4 Results and discussion

4.1. Production mix and consumption

Figures 3.1-3 show the change in modeled average diurnal consumption profiles when assuming increased DSF, for Germany and Norway, all year (Figure 3.1), five winter weeks (weeks 2-6) (Figure 3.2) and five summer weeks (weeks 34-38) (Figure 3.3). For Norway, a considerable smoothening of the consumption profile is found, and a complete shift towards a slightly higher consumption in low-demand nighttime hours, both for the summer and winter seasons. For Germany, the impacts are found to be different for different seasons. During winter weeks, the pattern is similar to the Norwegian one, with shifts in demand from peak hours to low-demand nighttime hours (Figure 3.2). During summer weeks, on the other hand, DSF causes increased consumption in high-demand daytime hours between 1 and 6 p.m.
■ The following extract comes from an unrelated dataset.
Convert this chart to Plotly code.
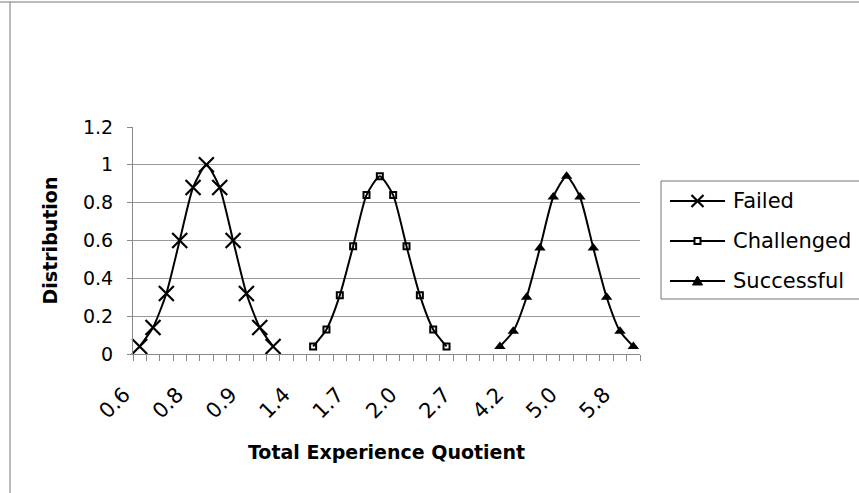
import plotly.graph_objects as go

# ---- data ----
tick_labels = ["0.6", "0.8", "0.9", "1.4", "1.7", "2.0", "2.7", "4.2", "5.0", "5.8"]
n_categories = 38
label_every = 4

failed = [0.04, 0.14, 0.32, 0.60, 0.88, 1.00, 0.88, 0.60, 0.32, 0.14, 0.04]
challenged = [0.04, 0.13, 0.31, 0.57, 0.84, 0.94, 0.84, 0.57, 0.31, 0.13, 0.04]
successful = [0.04, 0.12, 0.30, 0.56, 0.83, 0.94, 0.83, 0.56, 0.30, 0.12, 0.04]
failed_start = 0
challenged_start = 13
successful_start = 27
series_names = ["Failed", "Challenged", "Successful"]
sample_sizes = ["n=11", "n=12", "n=26"]

FONT = "DejaVu Sans"
W, H = 859, 493
L, R, T, B = 133, 219, 127, 139
PW, PH = W - L - R, H - T - B


def px_x(p):
    return (p - L) / PW


def px_y(p):
    return (H - B - p) / PH


def idx(start, vals):
    return list(range(start, start + len(vals)))


markers = [
    dict(symbol="x-thin", size=15, line=dict(width=2.2, color="black"), color="black"),
    dict(symbol="square-open", size=6, line=dict(width=2, color="black"), color="black"),
    dict(symbol="triangle-up", size=10, color="black"),
]
starts = [failed_start, challenged_start, successful_start]
values = [failed, challenged, successful]

fig = go.Figure()
for name, start, vals, marker in zip(series_names, starts, values, markers):
    fig.add_trace(go.Scatter(
        x=idx(start, vals), y=vals, name=name, mode="lines+markers",
        line=dict(color="black", width=2, shape="spline", smoothing=0.6),
        marker=marker, cliponaxis=False, showlegend=False,
    ))

# sample size annotations above each peak
for start, vals, label in zip(starts, values, sample_sizes):
    peak = vals.index(max(vals))
    fig.add_annotation(x=start + peak, y=1.235, text=label, showarrow=False,
                       xanchor="center", yanchor="middle",
                       font=dict(family=FONT, size=19, color="black"))

# ---- custom legend (Excel style: long line sample, boxed) ----
leg_left, leg_right, leg_top, leg_bottom = 661, 880, 181, 299
leg_rows = [201, 241, 281]
leg_line_x0, leg_line_x1, leg_text_x = 670, 725, 731
legend_paths = [
    ("M-6,-6 L6,6 M-6,6 L6,-6", "rgba(0,0,0,0)", 2.2),
    ("M-3,-3 L3,-3 L3,3 L-3,3 Z", "white", 2),
    ("M-5,-4 L5,-4 L0,5 Z", "black", 1),
]
fig.add_shape(type="rect", xref="paper", yref="paper",
              x0=px_x(leg_left), x1=px_x(leg_right), y0=px_y(leg_bottom), y1=px_y(leg_top),
              line=dict(color="#777", width=1), fillcolor="white", layer="below")
for name, row, (path, fill, lw) in zip(series_names, leg_rows, legend_paths):
    fig.add_shape(type="line", xref="paper", yref="paper",
                  x0=px_x(leg_line_x0), x1=px_x(leg_line_x1), y0=px_y(row), y1=px_y(row),
                  line=dict(color="black", width=2))
    fig.add_shape(type="path", xref="paper", yref="paper",
                  xsizemode="pixel", ysizemode="pixel",
                  xanchor=px_x((leg_line_x0 + leg_line_x1) / 2), yanchor=px_y(row),
                  path=path, fillcolor=fill, line=dict(color="black", width=lw))
    fig.add_annotation(xref="paper", yref="paper", x=px_x(leg_text_x), y=px_y(row),
                       text=name, showarrow=False, xanchor="left", yanchor="middle",
                       font=dict(family=FONT, size=21, color="black"))

# ticks sit on category boundaries; labels on every 4th category
boundaries = [i - 0.5 for i in range(n_categories + 1)]
boundary_text = []
for i in range(n_categories + 1):
    k = i // label_every
    if i % label_every == 0 and k < len(tick_labels):
        boundary_text.append(tick_labels[k])
    else:
        boundary_text.append("")
half_cat_px = PW / n_categories / 2

fig.update_layout(
    width=W, height=H,
    margin=dict(l=L, r=R, t=T, b=B),
    paper_bgcolor="white", plot_bgcolor="white",
    font=dict(family=FONT, color="black"),
    showlegend=False,
    xaxis=dict(
        range=[-0.5, n_categories - 0.5], showgrid=False, zeroline=False,
        showline=True, linecolor="#888", linewidth=1,
        tickmode="array", tickvals=boundaries, ticktext=boundary_text,
        ticks="outside", ticklen=6, tickcolor="#888",
        tickangle=-45, ticklabelstandoff=13, ticklabelshift=int(round(half_cat_px - 16)),
        tickfont=dict(family=FONT, size=21, color="black"),
        title=dict(text="<b>Total Experience Quotient</b>", standoff=23,
                   font=dict(family=FONT, size=19, color="black")),
    ),
    yaxis=dict(
        range=[0, 1.2], tickmode="array", tickvals=[0, 0.2, 0.4, 0.6, 0.8, 1.0, 1.2],
        ticktext=["0", "0.2", "0.4", "0.6", "0.8", "1", "1.2"],
        showgrid=True, gridcolor="#999", gridwidth=1, zeroline=False,
        showline=True, linecolor="#888", linewidth=1,
        ticks="outside", ticklen=5, tickcolor="#888", ticklabelstandoff=10,
        tickfont=dict(family=FONT, size=19, color="black"),
        title=dict(text="<b>Distribution</b>", standoff=20,
                   font=dict(family=FONT, size=19, color="black")),
    ),
)

# chart area border fragments (top and left)
fig.add_shape(type="line", xref="paper", yref="paper",
              x0=px_x(0), x1=px_x(W), y0=px_y(2), y1=px_y(2),
              line=dict(color="#777", width=1))
fig.add_shape(type="line", xref="paper", yref="paper",
              x0=px_x(10), x1=px_x(10), y0=px_y(2), y1=px_y(H),
              line=dict(color="#777", width=1))

fig.write_html("out.html")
(Figure 3.3). This is explained by the peaking supply of solar power during mid-day hours, causing low prices.

There is a general trend of reduced production from mid-merit/peak technologies (natural gas, reservoir hydro and pumped hydropower), while production from baseload/mid-merit coal and lignite technologies is increased (Figure 3 and Table 2). During peak hours, power generation from natural gas and coal is substantially reduced, but the total coal power generation increases with increasing DSF, due to increased production in off-peak periods. Production from mid-merit/peak technologies, providing supply side flexibility (reservoir hydro, pumped hydro and natural gas), declines during daytime and increases at nighttime. DSF reduces the curtailment (i.e. increases production) of VRE technologies by 7.2 TWh (Full flexibility scenario). The increased VRE production is caused by two main effects: 1) increased wind (5.8 TWh/year) and ROR (0.6 TWh/year) power generation in off-peak hours, due to fewer hours with excess power supply, and 2) increased solar power

Table 2: Average production levels in the baseline scenario and change in production for the different DSF scenarios, total for all modeled countries and for Germany and Norway.

baseline scenario DR scenarios (change in GWh)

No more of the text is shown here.